Across the nation, college administrators are cracking down on pro-Palestenian speech. In Texas, police violently broke up peaceful protests, and one college even reportedly told students that they couldn't use the phrases "Israel," "Zionism," or chant in Arabic. At Brandeis University, police shut down a pro-Palestine protest because its president said it had "devolved into the invocation of hate speech."
While progressives have tended to support campus censorship efforts in recent years, an article in Vox by writer Eric Levitz argues that the left should embrace free speech—and that its push to censor speech in the name of inclusion and social justice was misguided.
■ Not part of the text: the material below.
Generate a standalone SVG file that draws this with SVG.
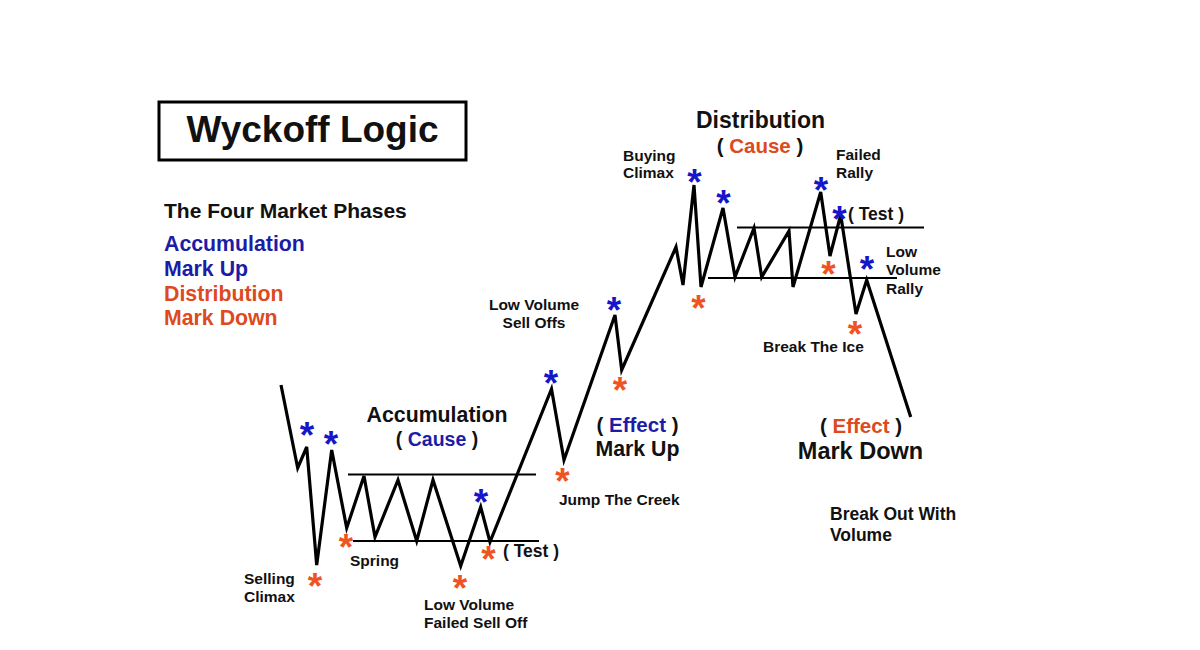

"Should students concerned with social justice rethink their previous skepticism of free speech norms, for the sake of better protecting radical dissent? I think the answer is yes." wrote Levitz. "There is reason to believe that progressives would be better equipped to resist the present crackdown on pro-Palestinian advocacy had social justice activists not previously popularized an expansive conception of harmful speech."
Levitz's article also argues that rejecting censorship could lead the left to find more allies when their ideas are on the chopping block.
"In a world where right-of-center intellectuals had more cause for believing that their defense of leftists' free expression would be reciprocated," Levitz wrote, "it seems plausible that opposition to the Antisemitism Awareness Act might be a bit more widespread and its prospects for clearing the Senate somewhat dimmer."
While Levitz's piece is refreshing, its support for free speech isn't about adopting a new appreciation for the principles of free expression, regardless of political viewpoint. It's about adopting the best policies to protect left-wing ideas.
Save several paragraphs reminding progressives that debate is necessary for finding the truth and that "the more insulated any ideological orthodoxy is from critique, the more vulnerable it will be to persistent errors," Levitz's argument is pragmatic in nature. He spends most of the piece—correctly—arguing that if progressives had been willing to take a stand against censorship of right-wing beliefs, the current norms allowing for the censorship of pro-Palestine activists would not have been set in place.
However, if your reason to defend speech is purely practical and self-interested, it becomes much easier to indulge in exceptions to your free speech principles. Surely, allowing the censorship of the most offensive, unproductive viewpoints couldn't be used to justify the suppression of your own, much better, ideas, right?
Levitz even hints at such exceptions. "If adopting a permissive attitude toward campus speech entailed significant costs to progressive causes, then doing so might be unwise," he wrote, later adding, "Defending free speech and standing up for the disempowered may sometimes be competing objectives."
When your defense of free speech comes from a core, universal principle, calls for censorship are unthinkable. This is why, for example, it's so frustrating to see Levitz group the First Amendment nonprofit the Foundation for Individual Rights and Expression (FIRE) with a long list of "conservatives" who have spoken out against censorship of pro-Palestinian activism.
FIRE—and everyone else smeared as "conservative" for standing up against censorship—doesn't begrudgingly defend left-wing speech so that right-wing speech will stay protected—they're a nonpartisan organization that defends First Amendment rights because they believe fiercely in the importance of free speech.
Perhaps the biggest flaw is that Levitz's piece still doesn't make the core realization that there can be true, principled, defenders of free speech—those who truly think a nation with more ideas and more voices, even offensive ones, is better than one with fewer. Instead, he sees speech protections as a kind of truce, a decision from both the left and right to leave each other alone so they can both best further their political goals.
We would have a better, more functional world if more people—left or right—were willing to passionately defend the free speech rights of those with whom they disagree. However, getting to that world requires that people let go of the idea that censorship is ever a good idea, not merely that it's impractical.